CMSC 22001: Software Construction Assignment 4: Test suites

Due: Feb 4, 2008 @ noon

Implement test suite infrastructure for your Scrabble rules checker. In particular:

  1. Develop a test harness that parses files in the format below, runs the specified tests, and prints the results of the tests as specified (also below).
  2. Develop your own file of at least 15 interesting test cases.

In addition to handing in your code, you must also provide a script that runs your program, accepting a test input file on standard input and producing the output on standard output. This program must be called run-stdin-test. Be sure to supply instructions about platform, etc so we can run your program.

To get you started, we have turned the example transcript from the rules into a series of test cases.

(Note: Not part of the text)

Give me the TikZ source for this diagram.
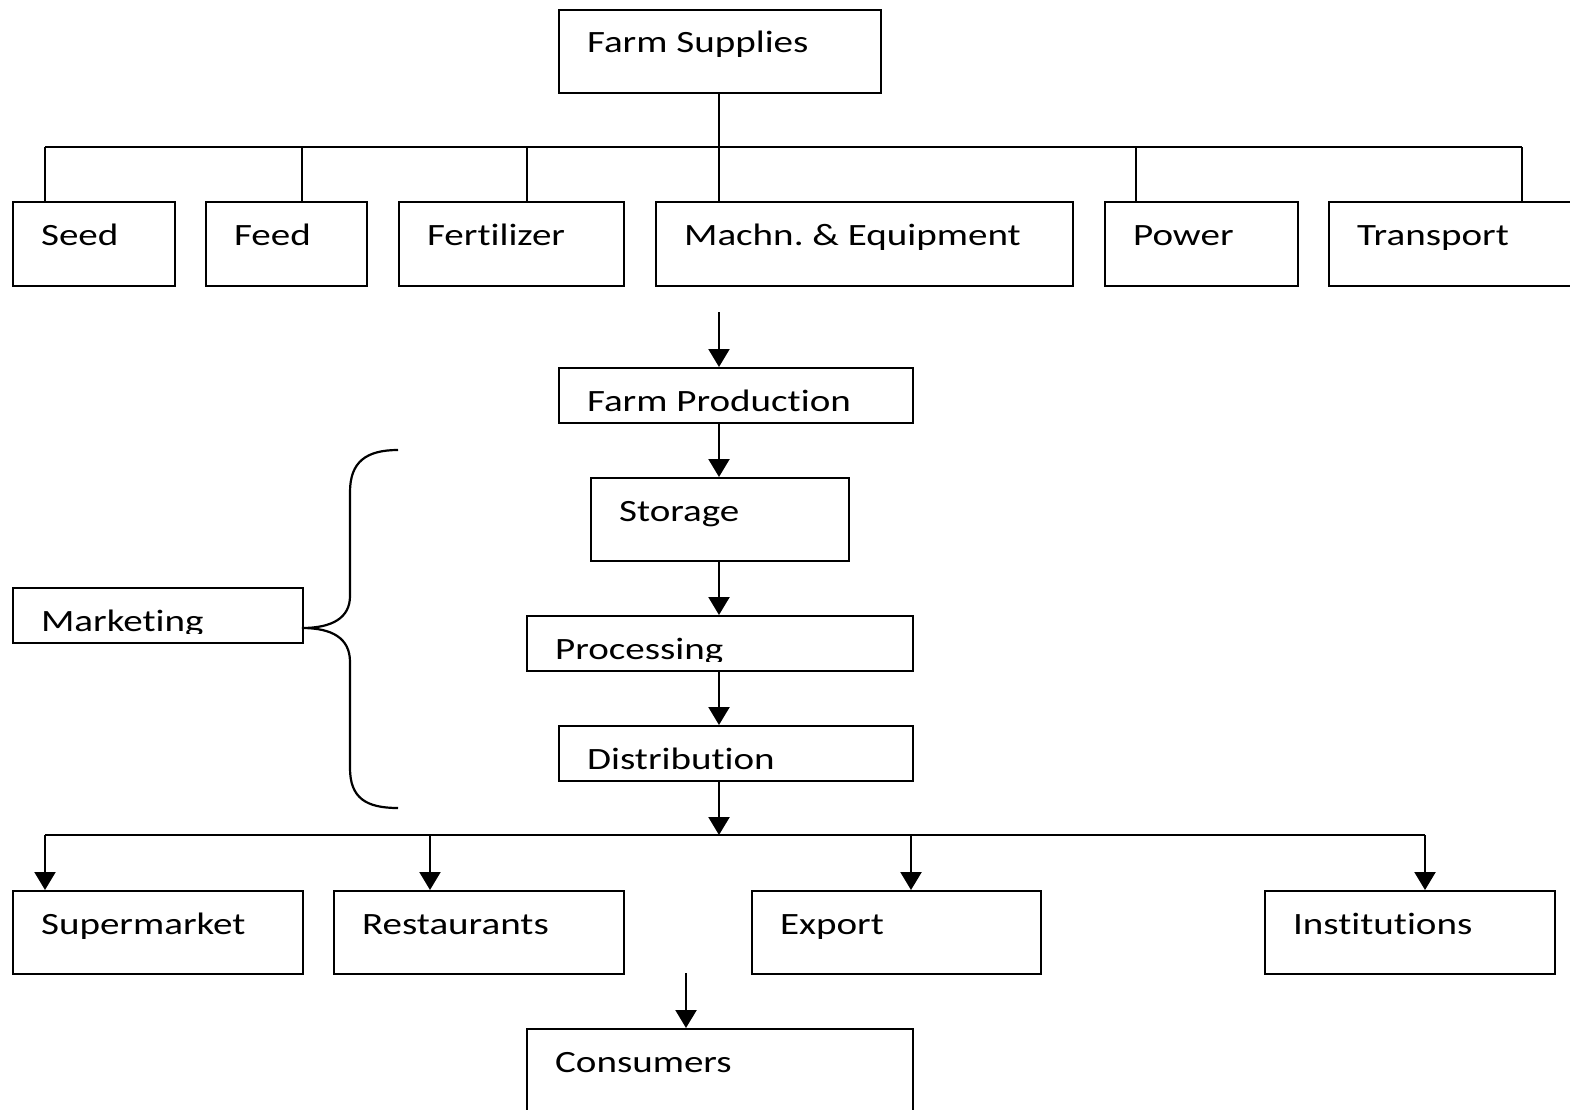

Input test fileExpected output
robby.in      robby.out

To grade this assignment, we will collect everyone test cases and run them in all implementations in a mini-tournament. You will get 1 point for each of your classmate's test cases your implementation passes and you will get 1 point for each of your test cases that fails in another's implementation (including your instructor's implementation).

We will post the results of this mini-tournament for everyone to see, and everyone will get all of the test files to help improve their implementations as the quarter progresses. Of course, Each time you find a bug in your code (in this or in future assignments), add a test case to your test file so everyone benefits from your experience.

Note that your submitted test file must match the specification below. You are not trying to test the test harness, but instead test the rules implementation.

Test case file specification

A test case file consists of a series of boards, each followed by a sequnece of placements (wrapped in parenthesis). Your test infrasture must read in the board specification, read in the play specification, construct the board, and then test to see if the move is legal. If the move is legal it should print out the point value of the board (on a single line) and if the move is illegal it should print illegal (also on its own line). Each test case in the file should produce a single line of output.

Your implementation can assume that the board is a valid board and that the tiles have been played from an existing rack. (Thus, when making your test suites, you must construct boards that could have arisen from a legal series of moves and plays that could have come from a player's rack.)

The precise specification is give in the Scrabble Data page. (It defines "board" and "placement", used above). Note that whitespace in the top-level file is treated just like whitespace elsewhere in the spec (ie, do not rely on the fact that there is a blank line between test cases).